How to Practice Xiangdao Today — A Beginner Guide

  1. Buy one good stick of natural sandalwood. Not scented garbage — actual natural sandalwood, $8-15 for a box.
  2. Close the door to the room. One window cracked. No fans running.
  3. Light it properly. Hold the tip to the flame for 3-5 seconds. Then blow it out gently. The stick should be glowing ember, not burning flame.
  4. Sit. Do not play music. Do not read. Just sit and smell for 10-20 minutes.
  5. Notice. Not analyze. Not describe. Just notice: what do you actually smell?

That is Xiangdao. No ceremony required.

The Five Most Common Mistakes Beginners Make

1. Burning in a drafty room. Smoke goes everywhere sideways. Close the windows.

2. Using low quality materials. Synthetic fragrance incense teaches you nothing about what the practice actually is.

3. Burning multiple sticks at once. One stick at a time. This is not a quantity game.

4. Expecting immediate dramatic effects.
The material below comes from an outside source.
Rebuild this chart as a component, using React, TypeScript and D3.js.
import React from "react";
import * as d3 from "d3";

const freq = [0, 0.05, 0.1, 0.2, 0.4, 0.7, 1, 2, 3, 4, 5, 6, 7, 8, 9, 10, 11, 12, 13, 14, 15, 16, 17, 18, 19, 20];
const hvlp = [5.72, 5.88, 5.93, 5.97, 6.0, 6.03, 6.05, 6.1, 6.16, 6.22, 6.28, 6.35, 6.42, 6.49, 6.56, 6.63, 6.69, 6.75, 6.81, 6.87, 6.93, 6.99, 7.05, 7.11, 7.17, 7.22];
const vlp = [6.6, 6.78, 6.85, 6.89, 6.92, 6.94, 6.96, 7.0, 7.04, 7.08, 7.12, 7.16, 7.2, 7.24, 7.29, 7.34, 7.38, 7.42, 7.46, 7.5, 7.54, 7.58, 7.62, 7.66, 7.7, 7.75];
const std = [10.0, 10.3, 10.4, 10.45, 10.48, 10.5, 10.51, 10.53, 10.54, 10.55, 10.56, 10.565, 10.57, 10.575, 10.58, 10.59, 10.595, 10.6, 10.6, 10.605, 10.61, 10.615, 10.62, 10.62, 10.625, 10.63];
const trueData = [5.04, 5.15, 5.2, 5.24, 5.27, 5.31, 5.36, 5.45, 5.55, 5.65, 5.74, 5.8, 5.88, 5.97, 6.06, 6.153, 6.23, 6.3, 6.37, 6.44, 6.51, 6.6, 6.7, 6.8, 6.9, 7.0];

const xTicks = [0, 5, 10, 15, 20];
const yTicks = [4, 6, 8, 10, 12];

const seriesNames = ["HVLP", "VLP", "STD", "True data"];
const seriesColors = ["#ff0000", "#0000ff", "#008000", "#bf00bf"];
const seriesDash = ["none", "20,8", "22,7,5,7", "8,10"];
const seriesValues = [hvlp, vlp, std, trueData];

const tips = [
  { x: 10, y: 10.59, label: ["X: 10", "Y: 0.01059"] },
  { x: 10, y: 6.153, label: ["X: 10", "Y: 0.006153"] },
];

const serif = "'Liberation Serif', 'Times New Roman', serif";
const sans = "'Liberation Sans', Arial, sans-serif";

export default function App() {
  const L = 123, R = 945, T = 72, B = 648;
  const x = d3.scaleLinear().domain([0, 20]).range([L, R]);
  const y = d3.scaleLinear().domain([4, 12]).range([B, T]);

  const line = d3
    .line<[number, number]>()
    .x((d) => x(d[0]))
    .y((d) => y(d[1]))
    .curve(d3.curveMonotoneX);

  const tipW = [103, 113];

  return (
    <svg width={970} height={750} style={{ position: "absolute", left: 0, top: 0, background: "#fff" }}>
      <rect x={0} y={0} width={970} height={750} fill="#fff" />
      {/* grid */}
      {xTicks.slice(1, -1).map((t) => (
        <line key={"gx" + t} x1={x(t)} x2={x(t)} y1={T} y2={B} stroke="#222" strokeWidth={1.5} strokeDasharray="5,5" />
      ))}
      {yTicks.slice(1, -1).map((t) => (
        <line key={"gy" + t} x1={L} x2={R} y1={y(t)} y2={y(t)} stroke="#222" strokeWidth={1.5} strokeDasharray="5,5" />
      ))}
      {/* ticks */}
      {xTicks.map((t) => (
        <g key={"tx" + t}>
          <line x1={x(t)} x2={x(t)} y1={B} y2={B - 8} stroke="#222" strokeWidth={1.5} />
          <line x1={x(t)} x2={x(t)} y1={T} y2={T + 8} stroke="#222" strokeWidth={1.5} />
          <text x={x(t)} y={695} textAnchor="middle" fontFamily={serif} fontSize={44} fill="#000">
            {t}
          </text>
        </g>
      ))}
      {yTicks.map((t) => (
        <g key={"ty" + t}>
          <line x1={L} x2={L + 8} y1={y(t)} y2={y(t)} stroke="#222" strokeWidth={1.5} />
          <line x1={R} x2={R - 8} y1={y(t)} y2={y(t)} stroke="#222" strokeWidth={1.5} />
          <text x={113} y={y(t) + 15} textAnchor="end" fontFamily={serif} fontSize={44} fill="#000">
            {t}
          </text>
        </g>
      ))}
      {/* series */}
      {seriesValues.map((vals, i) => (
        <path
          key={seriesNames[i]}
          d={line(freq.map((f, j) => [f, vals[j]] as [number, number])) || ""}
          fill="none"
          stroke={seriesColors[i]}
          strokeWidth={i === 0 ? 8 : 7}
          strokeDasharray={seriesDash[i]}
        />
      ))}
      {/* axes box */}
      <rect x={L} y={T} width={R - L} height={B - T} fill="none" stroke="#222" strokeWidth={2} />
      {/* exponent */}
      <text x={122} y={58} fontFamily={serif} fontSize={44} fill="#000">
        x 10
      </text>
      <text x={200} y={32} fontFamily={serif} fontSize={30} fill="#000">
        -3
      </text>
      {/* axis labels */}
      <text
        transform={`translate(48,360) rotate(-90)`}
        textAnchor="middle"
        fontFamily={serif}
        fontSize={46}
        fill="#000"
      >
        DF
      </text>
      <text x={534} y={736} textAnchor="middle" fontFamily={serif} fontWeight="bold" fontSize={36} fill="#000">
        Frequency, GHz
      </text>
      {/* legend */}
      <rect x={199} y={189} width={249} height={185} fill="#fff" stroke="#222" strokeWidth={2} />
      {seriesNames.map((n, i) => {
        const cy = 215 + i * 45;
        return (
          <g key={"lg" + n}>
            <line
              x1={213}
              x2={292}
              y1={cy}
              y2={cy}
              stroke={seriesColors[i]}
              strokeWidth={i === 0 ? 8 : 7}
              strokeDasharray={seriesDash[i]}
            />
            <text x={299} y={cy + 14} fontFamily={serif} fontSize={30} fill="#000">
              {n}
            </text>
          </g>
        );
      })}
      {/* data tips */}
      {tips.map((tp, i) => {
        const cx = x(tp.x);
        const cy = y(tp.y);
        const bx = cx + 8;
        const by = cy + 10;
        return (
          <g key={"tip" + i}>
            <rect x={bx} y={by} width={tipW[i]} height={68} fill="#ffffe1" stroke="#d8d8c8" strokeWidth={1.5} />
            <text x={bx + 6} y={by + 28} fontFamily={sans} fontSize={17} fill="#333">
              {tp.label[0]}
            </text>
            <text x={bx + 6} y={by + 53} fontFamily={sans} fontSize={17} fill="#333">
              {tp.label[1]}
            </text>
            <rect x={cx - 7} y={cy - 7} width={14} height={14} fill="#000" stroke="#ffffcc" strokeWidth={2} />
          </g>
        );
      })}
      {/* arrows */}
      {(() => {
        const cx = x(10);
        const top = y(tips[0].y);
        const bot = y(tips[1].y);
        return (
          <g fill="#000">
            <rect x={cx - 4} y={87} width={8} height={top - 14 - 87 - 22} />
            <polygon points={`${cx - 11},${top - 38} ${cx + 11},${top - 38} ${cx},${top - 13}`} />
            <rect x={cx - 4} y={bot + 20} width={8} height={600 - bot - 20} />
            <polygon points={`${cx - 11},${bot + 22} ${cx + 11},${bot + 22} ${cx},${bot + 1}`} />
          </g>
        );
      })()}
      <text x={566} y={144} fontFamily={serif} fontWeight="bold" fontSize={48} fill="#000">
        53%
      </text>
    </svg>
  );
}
The effect of Xiangdao is subtle at first and accumulates over time.

5. Skipping the “do nothing” part. Burning incense while working is ambient fragrance. It is not Xiangdao practice.

Xiangdao FAQ

Is Xiangdao religious?

No. While incense originated in religious contexts and is still used in those traditions, Xiangdao as a secular practice is completely separate from religion.

Do I need special equipment?

A $5-10 incense holder and something fireproof underneath. That is it.

How is Xiangdao different from Japanese Kodo?

Japanese Kodo focuses on identifying single materials. Chinese Xiangdao tends toward blending (hexiang). Both are about attention, not just smell.

How often should I practice?

Consistently beats intensely. Three 15-20 minute sessions per week is better than one 3-hour session per week.